-- START Records provided --

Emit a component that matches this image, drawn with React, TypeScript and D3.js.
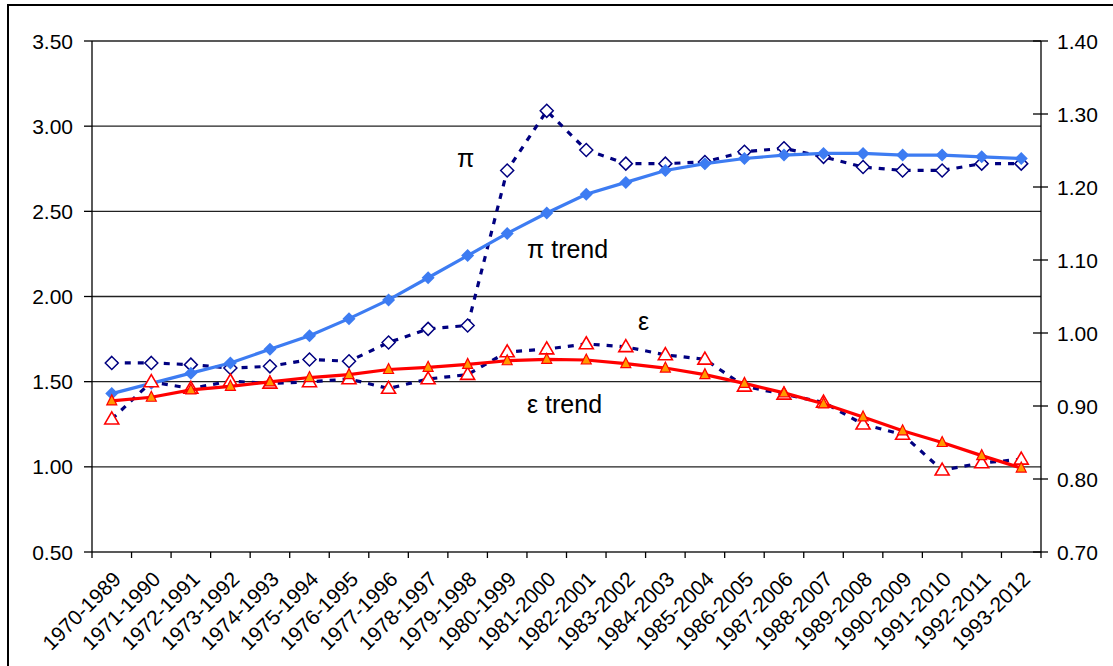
import React from "react";
import * as d3 from "d3";

// periods on the x axis
const periods = [
  "1970-1989", "1971-1990", "1972-1991", "1973-1992", "1974-1993", "1975-1994",
  "1976-1995", "1977-1996", "1978-1997", "1979-1998", "1980-1999", "1981-2000",
  "1982-2001", "1983-2002", "1984-2003", "1985-2004", "1986-2005", "1987-2006",
  "1988-2007", "1989-2008", "1990-2009", "1991-2010", "1992-2011", "1993-2012",
];

// left axis series
const pi = [1.61, 1.61, 1.60, 1.58, 1.59, 1.63, 1.62, 1.73, 1.81, 1.83, 2.74, 3.09,
  2.86, 2.78, 2.78, 2.79, 2.85, 2.87, 2.82, 2.76, 2.74, 2.74, 2.78, 2.78];
const piTrend = [1.43, 1.49, 1.55, 1.61, 1.69, 1.77, 1.87, 1.98, 2.11, 2.24, 2.37, 2.49,
  2.60, 2.67, 2.74, 2.78, 2.81, 2.83, 2.84, 2.84, 2.83, 2.83, 2.82, 2.81];

// right axis series
const eps = [0.882, 0.933, 0.924, 0.934, 0.931, 0.933, 0.937, 0.924, 0.937, 0.943, 0.974, 0.978,
  0.985, 0.981, 0.970, 0.964, 0.927, 0.916, 0.905, 0.875, 0.861, 0.812, 0.822, 0.827];
const epsTrend = [0.907, 0.912, 0.922, 0.927, 0.933, 0.939, 0.943, 0.950, 0.953, 0.957, 0.962, 0.964,
  0.963, 0.958, 0.952, 0.943, 0.931, 0.918, 0.903, 0.885, 0.866, 0.850, 0.832, 0.815];

const leftTicks = [0.5, 1.0, 1.5, 2.0, 2.5, 3.0, 3.5];
const rightTicks = [0.7, 0.8, 0.9, 1.0, 1.1, 1.2, 1.3, 1.4];

const W = 1113, H = 666;
const m = { left: 92, right: 1041, top: 41, bottom: 552 };
const FONT = "'Liberation Sans', Arial, sans-serif";

const diamond = (r: number) => `M0,${-r}L${r},0L0,${r}L${-r},0Z`;
const triangle = (w: number, h: number) => `M0,${-h * 0.6}L${w / 2},${h * 0.4}L${-w / 2},${h * 0.4}Z`;

export default function App() {
  const x = d3.scaleBand().domain(periods).range([m.left, m.right]);
  const cx = (i: number) => (x(periods[i]) as number) + x.bandwidth() / 2;
  const yL = d3.scaleLinear().domain([0.5, 3.5]).range([m.bottom, m.top]);
  const yR = d3.scaleLinear().domain([0.7, 1.4]).range([m.bottom, m.top]);

  const lineL = d3.line<number>().x((d, i) => cx(i)).y((d) => yL(d));
  const lineR = d3.line<number>().x((d, i) => cx(i)).y((d) => yR(d));

  const bounds = periods.map((p) => x(p) as number).concat([m.right]);

  return (
    <svg width={W} height={H} style={{ position: "absolute", left: 0, top: 0, background: "#fff" }}
      fontFamily={FONT}>
      <rect x={8} y={5} width={1200} height={800} fill="#fff" stroke="#000" strokeWidth={2} />

      {/* gridlines */}
      {leftTicks.map((t) => (
        <line key={t} x1={m.left} x2={m.right} y1={yL(t)} y2={yL(t)} stroke="#222" strokeWidth={1.3} />
      ))}

      {/* left axis */}
      <line x1={m.left} x2={m.left} y1={m.top} y2={m.bottom} stroke="#000" strokeWidth={1.3} />
      {leftTicks.map((t) => (
        <g key={t}>
          <line x1={m.left - 8} x2={m.left} y1={yL(t)} y2={yL(t)} stroke="#000" strokeWidth={1.3} />
          <text x={m.left - 19} y={yL(t)} dy="0.36em" textAnchor="end" fontSize={21}>{t.toFixed(2)}</text>
        </g>
      ))}

      {/* right axis */}
      <line x1={m.right} x2={m.right} y1={m.top} y2={m.bottom} stroke="#000" strokeWidth={1.3} />
      {rightTicks.map((t) => (
        <g key={t}>
          <line x1={m.right - 8} x2={m.right + 7} y1={yR(t)} y2={yR(t)} stroke="#000" strokeWidth={1.3} />
          <text x={m.right + 16} y={yR(t)} dy="0.36em" textAnchor="start" fontSize={21}>{t.toFixed(2)}</text>
        </g>
      ))}

      {/* x axis */}
      {bounds.map((b, i) => (
        <line key={i} x1={b} x2={b} y1={m.bottom} y2={m.bottom + 6} stroke="#000" strokeWidth={1.3} />
      ))}
      {periods.map((p, i) => (
        <text key={p} transform={`translate(${cx(i)},${m.bottom + 18}) rotate(-45)`}
          textAnchor="end" dy="0.7em" fontSize={21}>{p}</text>
      ))}

      {/* pi */}
      <path d={lineL(pi) || ""} fill="none" stroke="#000080" strokeWidth={3.2} strokeDasharray="6,7" />
      {pi.map((v, i) => (
        <path key={i} d={diamond(6.5)} transform={`translate(${cx(i)},${yL(v)})`}
          fill="#fff" stroke="#000080" strokeWidth={1.5} />
      ))}

      {/* pi trend */}
      <path d={lineL(piTrend) || ""} fill="none" stroke="#3d7cf2" strokeWidth={3.2} />
      {piTrend.map((v, i) => (
        <path key={i} d={diamond(6.5)} transform={`translate(${cx(i)},${yL(v)})`} fill="#3d7cf2" />
      ))}

      {/* epsilon */}
      <path d={lineR(eps) || ""} fill="none" stroke="#000080" strokeWidth={3.2} strokeDasharray="6,7" />
      {eps.map((v, i) => (
        <path key={i} d={triangle(14, 12)} transform={`translate(${cx(i)},${yR(v)})`}
          fill="#fff" stroke="#ff0000" strokeWidth={1.6} />
      ))}

      {/* epsilon trend */}
      <path d={lineR(epsTrend) || ""} fill="none" stroke="#ff0000" strokeWidth={3.2} />
      {epsTrend.map((v, i) => (
        <path key={i} d={triangle(10, 10)} transform={`translate(${cx(i)},${yR(v)})`}
          fill="#ff9900" stroke="#ff0000" strokeWidth={1.2} />
      ))}

      {/* annotations */}
      <text x={457} y={167} fontSize={25}>π</text>
      <text x={527} y={258} fontSize={25}>π trend</text>
      <text x={638} y={330} fontSize={25}>ε</text>
      <text x={527} y={413} fontSize={25}>ε trend</text>
    </svg>
  );
}
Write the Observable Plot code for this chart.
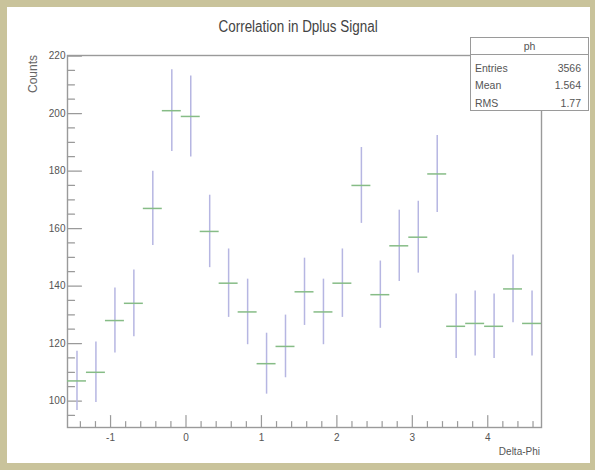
<!DOCTYPE html>
<html>
<head>
<meta charset="utf-8">
<script src="https://cdn.jsdelivr.net/npm/d3@7"></script>
<script src="https://cdn.jsdelivr.net/npm/@observablehq/plot@0.6"></script>
<style>
html, body { margin: 0; padding: 0; }
body { width: 595px; height: 470px; background: #c9c39b; position: relative; overflow: hidden;
  font-family: "Liberation Sans", Arial, sans-serif; }
#panel { position: absolute; left: 7px; top: 7px; width: 583px; height: 456px; background: #fff; }
#chart { position: absolute; left: 0; top: 0; }
#title { position: absolute; left: 0; width: 595px; top: 17px; line-height: 20px; text-align: center; font-size: 16px; color: #444;
  transform: scaleX(0.84); transform-origin: 301px 0; }
#xlab { position: absolute; left: 440px; width: 100px; top: 445px; line-height: 14px; text-align: right; font-size: 10px; color: #555; }
#ylab { position: absolute; left: 0; top: 0; width: 60px; height: 14px; line-height: 14px; text-align: right; font-size: 12px; color: #666;
  transform-origin: 0 0; transform: translate(26px, 115px) rotate(-90deg); }
#stats { position: absolute; left: 470px; top: 37px; width: 119px; height: 74px; border: 1px solid #9a9a9a; background: #fff; box-sizing: border-box; font-size: 10.5px; color: #555; }
#stats .hdr { position: absolute; left: 0; top: 0; width: 100%; height: 16px; line-height: 16px; text-align: center; border-bottom: 1px solid #9a9a9a; }
#stats .row { position: absolute; left: 4px; right: 7px; height: 14px; line-height: 14px; display: flex; justify-content: space-between; }
</style>
</head>
<body>
<div id="panel"></div>
<div id="chart"></div>
<div id="title">Correlation in Dplus Signal</div>
<div id="ylab">Counts</div>
<div id="xlab">Delta-Phi</div>
<div id="stats">
  <div class="hdr">ph</div>
  <div class="row" style="top:23px"><span>Entries</span><span>3566</span></div>
  <div class="row" style="top:40px"><span>Mean</span><span>1.564</span></div>
  <div class="row" style="top:58px"><span>RMS</span><span>1.77</span></div>
</div>
<script>
// Bin centres (Delta-Phi), counts and their error bars
const phi = [-1.445, -1.194, -0.942, -0.691, -0.440, -0.188, 0.063, 0.314, 0.565, 0.817,
             1.068, 1.319, 1.571, 1.822, 2.073, 2.325, 2.576, 2.827, 3.079, 3.330,
             3.581, 3.833, 4.084, 4.335, 4.587];
const counts = [107, 110, 128, 134, 167, 201, 199, 159, 141, 131,
                113, 119, 138, 131, 141, 175, 137, 154, 157, 179,
                126, 127, 126, 139, 127];
const errors = [10.3, 10.5, 11.3, 11.6, 12.9, 14.2, 14.1, 12.6, 11.9, 11.4,
                10.6, 10.9, 11.7, 11.4, 11.9, 13.2, 11.7, 12.4, 12.5, 13.4,
                11.2, 11.3, 11.2, 11.8, 11.3];
const halfBin = 0.1257;

const xMajor = [-1, 0, 1, 2, 3, 4];
const xMinor = [-1.4, -1.2, -0.8, -0.6, -0.4, -0.2, 0.2, 0.4, 0.6, 0.8, 1.2, 1.4, 1.6, 1.8,
                2.2, 2.4, 2.6, 2.8, 3.2, 3.4, 3.6, 3.8, 4.2, 4.4, 4.6];
const yMajor = [100, 120, 140, 160, 180, 200, 220];
const yMinor = [95, 105, 110, 115, 125, 130, 135, 145, 150, 155, 165, 170, 175,
                185, 190, 195, 205, 210, 215];

const data = phi.map((p, i) => ({phi: p, n: counts[i], e: errors[i]}));

const tickShape = {draw(ctx, l) { ctx.moveTo(0, 0); ctx.lineTo(0, -l); }};
const axisColor = "#9a9a9a";

const chart = Plot.plot({
  width: 595,
  height: 470,
  marginLeft: 67,
  marginRight: 54,
  marginTop: 55,
  marginBottom: 43,
  style: {background: "transparent", fontFamily: '"Liberation Sans", Arial, sans-serif', fontSize: "10px", color: "#555", overflow: "visible"},
  x: {domain: [-Math.PI / 2, 3 * Math.PI / 2], axis: null},
  y: {domain: [90.8, 220.2], axis: null},
  marks: [
    Plot.frame({stroke: axisColor, strokeWidth: 1.4}),
    Plot.vector(xMajor, {x: d => d, frameAnchor: "bottom", length: 12, anchor: "start", shape: tickShape, stroke: axisColor, strokeWidth: 1.2}),
    Plot.vector(xMinor, {x: d => d, frameAnchor: "bottom", length: 6, anchor: "start", shape: tickShape, stroke: axisColor, strokeWidth: 1.2}),
    Plot.vector(yMajor, {y: d => d, frameAnchor: "left", rotate: 90, length: 14, anchor: "start", shape: tickShape, stroke: axisColor, strokeWidth: 1.2}),
    Plot.vector(yMinor, {y: d => d, frameAnchor: "left", rotate: 90, length: 7, anchor: "start", shape: tickShape, stroke: axisColor, strokeWidth: 1.2}),
    Plot.text(xMajor, {x: d => d, frameAnchor: "bottom", dy: 6, lineAnchor: "top", text: d => String(d), fill: "#555"}),
    Plot.text(yMajor, {y: d => d, frameAnchor: "left", dx: -2, textAnchor: "end", text: d => String(d), fill: "#555"}),
    Plot.ruleX(data, {x: "phi", y1: d => d.n - d.e, y2: d => d.n + d.e, stroke: "#b6b6e2", strokeWidth: 1.5}),
    Plot.ruleY(data, {y: "n", x1: d => d.phi - halfBin, x2: d => d.phi + halfBin, stroke: "#86bc86", strokeWidth: 1.5})
  ]
});
document.getElementById("chart").appendChild(chart);
</script>
</body>
</html>
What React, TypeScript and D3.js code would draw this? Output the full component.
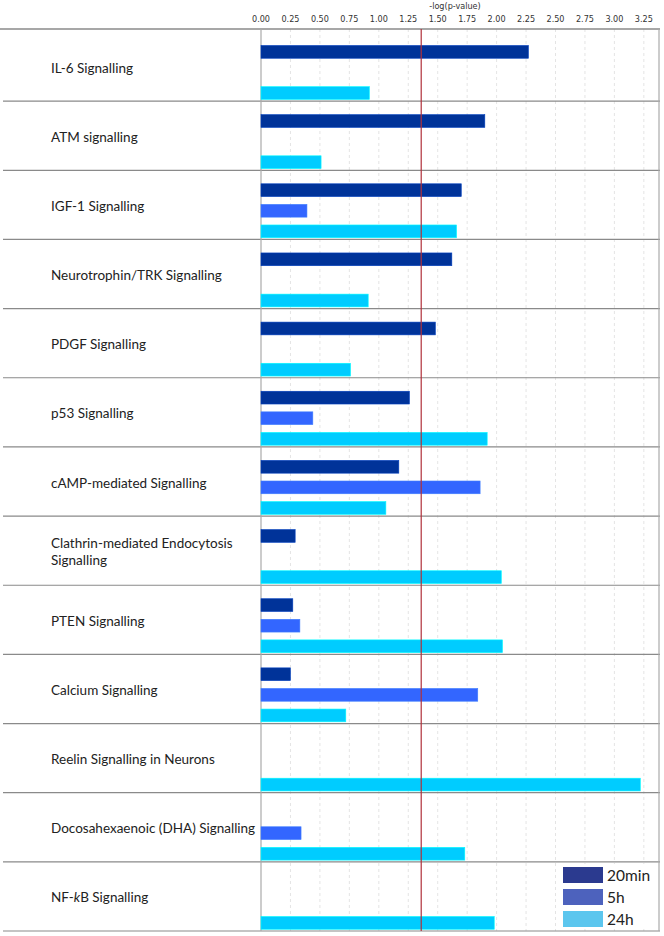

-- END Records provided --

### Given exercise
In the material above, show every line where the word "chart" turns up.

### Result for this task
Write the Observable Plot code for this chart.
#chart { position: absolute; left: 0; top: 0; }
<div id="chart"></div>
const chart = Plot.plot({
document.getElementById("chart").appendChild(chart);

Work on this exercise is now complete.